Ghana is on track to curb spending and meet its budget-deficit target for the year, the International Monetary Fund said.
The budget shortfall will probably be close to 7 percent of gross domestic product by the end of the year, below the target of 7.5 percent, mission chief Joel Toujas-Bernate said in the capital, Accra, on Tuesday.
“There was strict containment of spending through budget allocation,” Toujas-Bernate said. The government has started to clean up its payroll and cut spending on salaries and wages for state workers, he said.
The IMF agreed in April to loan Ghana almost $1 billion to help rein in inflation and stabilize the currency. The cedi has lost 26 percent against the dollar this year, making it the worst-performing African currency.
The fund will disburse about $100 million by the end of August following an IMF board meeting reviewing Ghana’s progress, according to Toujas-Bernate. The economy will probably expand 3.5 percent this year, he said. The worst power cuts in eight years and a drop in oil prices are curbing growth in the world’s second-biggest cocoa producer.

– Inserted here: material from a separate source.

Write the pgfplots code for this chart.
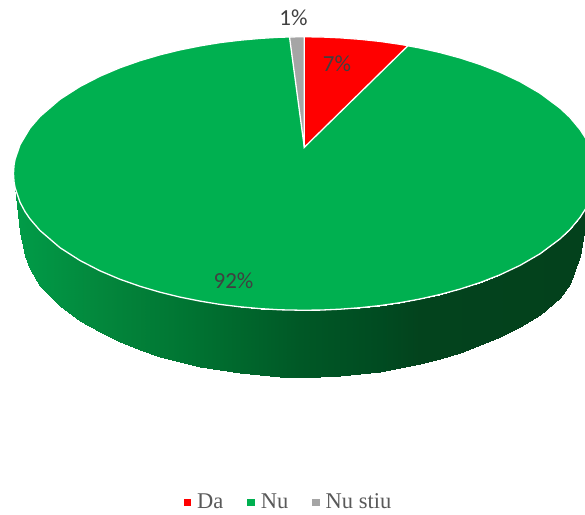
\documentclass[border=0pt]{standalone}
\usepackage{pgfplots}
\pgfplotsset{compat=1.18}
\usepackage{fontspec}
\setmainfont{Carlito}
\newfontfamily\legendfont{Liberation Serif}
\definecolor{cda}{HTML}{FF0000}
\definecolor{cnu}{HTML}{00B050}
\definecolor{cns}{HTML}{A5A5A5}
\definecolor{lbl}{HTML}{404040}
\definecolor{leg}{HTML}{595959}
\pgfplotsset{
  colormap={sidegreen}{
    rgb255(0pt)=(0,160,74)
    rgb255(100pt)=(3,135,60)
    rgb255(190pt)=(0,116,50)
    rgb255(300pt)=(0,88,38)
    rgb255(380pt)=(0,75,33)
    rgb255(420pt)=(3,67,29)
    rgb255(585pt)=(3,65,28)
  }
}
\begin{document}
\begin{tikzpicture}
\begin{axis}[
  scale only axis,
  width=585pt, height=513pt,
  xmin=0, xmax=585, ymin=0, ymax=513,
  y dir=reverse,
  hide axis,
  colormap name=sidegreen,
  point meta min=0, point meta max=585,
  legend columns=-1,
  legend style={
    at={(axis cs:288.5,502)}, anchor=center, draw=none, fill=none,
    font=\legendfont\fontsize{22.5}{24}\selectfont\color{leg},
    /tikz/every even column/.append style={column sep=22pt},
    /tikz/every odd column/.append style={column sep=4.5pt},
  },
  legend image code/.code={\fill[#1] (0pt,-3pt) rectangle (6.5pt,3pt);},
]
% hidden axis gives no box of its own
\path (axis cs:0,0) rectangle (axis cs:585,513);
% side wall, strip by strip
\addplot[forget plot, patch, patch type=rectangle, shader=interp,
  table/row sep=\\, point meta=\thisrow{m},
  patch table={
    0 1 3 2\\ 2 3 5 4\\ 4 5 7 6\\ 6 7 9 8\\ 8 9 11 10\\ 10 11 13 12\\
    12 13 15 14\\ 14 15 17 16\\ 16 17 19 18\\ 18 19 21 20\\ 20 21 23 22\\
    22 23 25 24\\ 24 25 27 26\\ 26 27 29 28\\ 28 29 31 30\\ 30 31 33 32\\
    32 33 35 34\\ 34 35 37 36\\ 36 37 39 38\\ 38 39 41 40\\ 40 41 43 42\\
    42 43 45 44\\ 44 45 47 46\\ 46 47 49 48\\ 48 49 51 50\\ 50 51 53 52\\
    52 53 55 54\\ 54 55 57 56\\ 56 57 59 58\\ 58 59 61 60\\ 60 61 63 62\\
    62 63 65 64\\ 64 65 67 66\\
  }] table {
  x y m\\
  15 187.4 15\\ 15 187.4 15\\
  20 202.2 20\\ 20 232.0 20\\
  25 211.6 25\\ 25 256.0 25\\
  30 218.9 30\\ 30 269.0 30\\
  40 230.5 40\\ 40 286.0 40\\
  60 247.7 60\\ 60 306.0 60\\
  80 260.5 80\\ 80 321.0 80\\
  100 270.8 100\\ 100 332.3 100\\
  120 279.3 120\\ 120 342.0 120\\
  140 286.3 140\\ 140 350.0 140\\
  160 292.2 160\\ 160 356.7 160\\
  180 297.1 180\\ 180 362.3 180\\
  200 301.1 200\\ 200 366.8 200\\
  220 304.4 220\\ 220 370.4 220\\
  240 306.8 240\\ 240 373.2 240\\
  260 308.6 260\\ 260 375.2 260\\
  280 309.8 280\\ 280 376.5 280\\
  300 310.2 300\\ 300 377.0 300\\
  320 310.1 320\\ 320 376.8 320\\
  340 309.2 340\\ 340 375.8 340\\
  360 307.7 360\\ 360 374.1 360\\
  380 305.6 380\\ 380 371.6 380\\
  400 302.7 400\\ 400 368.3 400\\
  420 299.0 420\\ 420 364.2 420\\
  440 294.5 440\\ 440 359.1 440\\
  460 289.1 460\\ 460 352.8 460\\
  480 282.6 480\\ 480 345.4 480\\
  500 274.8 500\\ 500 337.0 500\\
  520 265.4 520\\ 520 327.0 520\\
  540 253.8 540\\ 540 315.0 540\\
  560 238.9 560\\ 560 298.0 560\\
  570 229.5 570\\ 570 284.0 570\\
  580 217.5 580\\ 580 256.0 580\\
  586 208.2 586\\ 586 220.0 586\\
};
% Nu 92%
\addplot[forget plot, fill=cnu, draw=white, line width=1.3pt] coordinates {
  (13.5,173.5) (14,165.5) (15,159.6) (20,144.8) (30,128.1) (40,116.5)
  (60,99.3) (80,86.5) (100,76.2) (120,67.7) (140,60.7) (160,54.8) (180,49.9)
  (200,45.9) (220,42.6) (240,40.2) (260,38.4) (280,37.2) (300,36.8) (320,36.9)
  (340,37.8) (360,39.3) (380,41.4) (400,44.3) (420,48.0) (440,52.5) (460,57.9)
  (480,64.4) (500,72.2) (520,81.6) (540,93.2) (560,108.1) (570,117.5)
  (580,129.5) (586,138.8) (590,147) (595.5,173.5) (590,200) (586,208.2)
  (580,217.5) (570,229.5) (560,238.9) (540,253.8) (520,265.4) (500,274.8)
  (480,282.6) (460,289.1) (440,294.5) (420,299.0) (400,302.7) (380,305.6)
  (360,307.7) (340,309.2) (320,310.1) (300,310.2) (280,309.8) (260,308.6)
  (240,306.8) (220,304.4) (200,301.1) (180,297.1) (160,292.2) (140,286.3)
  (120,279.3) (100,270.8) (80,260.5) (60,247.7) (40,230.5) (30,218.9)
  (25,211.6) (20,202.2) (15,187.4) (14,181.5)
} -- cycle;
% Da 7%
\addplot[forget plot, fill=cda, draw=white, line width=1.3pt] coordinates {
  (304.3,147.3) (304.3,36.8) (320,36.9) (340,37.8) (360,39.3) (380,41.4)
  (400,44.3) (408,45.7)
} -- cycle;
% Nu stiu 1%
\addplot[forget plot, fill=cns, draw=white, line width=1.3pt] coordinates {
  (304.3,147.3) (289.5,37.0) (297,36.8) (304.3,36.8)
} -- cycle;
\addlegendimage{cda}\addlegendentry{Da}
\addlegendimage{cnu}\addlegendentry{Nu}
\addlegendimage{cns}\addlegendentry{Nu stiu}
\begin{scope}[every node/.style={text=lbl, font=\fontsize{23}{26}\selectfont, inner sep=0pt}]
\node at (axis cs:293.5,17.5) {1\%};
\node at (axis cs:337,64) {7\%};
\node at (axis cs:233.5,281) {92\%};
\end{scope}
\end{axis}
\end{tikzpicture}
\end{document}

Ghana is planning to sell $1 billion of eurobonds in September, Toujas-Bernate said. The government decided not to go to the market this month, as earlier planned, because it wants to present a mid-year review of the 2015 budget to parliament first, James Klutse Avedzi, chairman of the parliamentary committee on finance, said by phone on Tuesday.
Yields on Ghana’s dollar bonds due in 2026 declined 10.4 basis points, or 0.1 percentage point, to 9.47 percent in Accra while the cedi gained 0.7 percent to 4.3538 per dollar.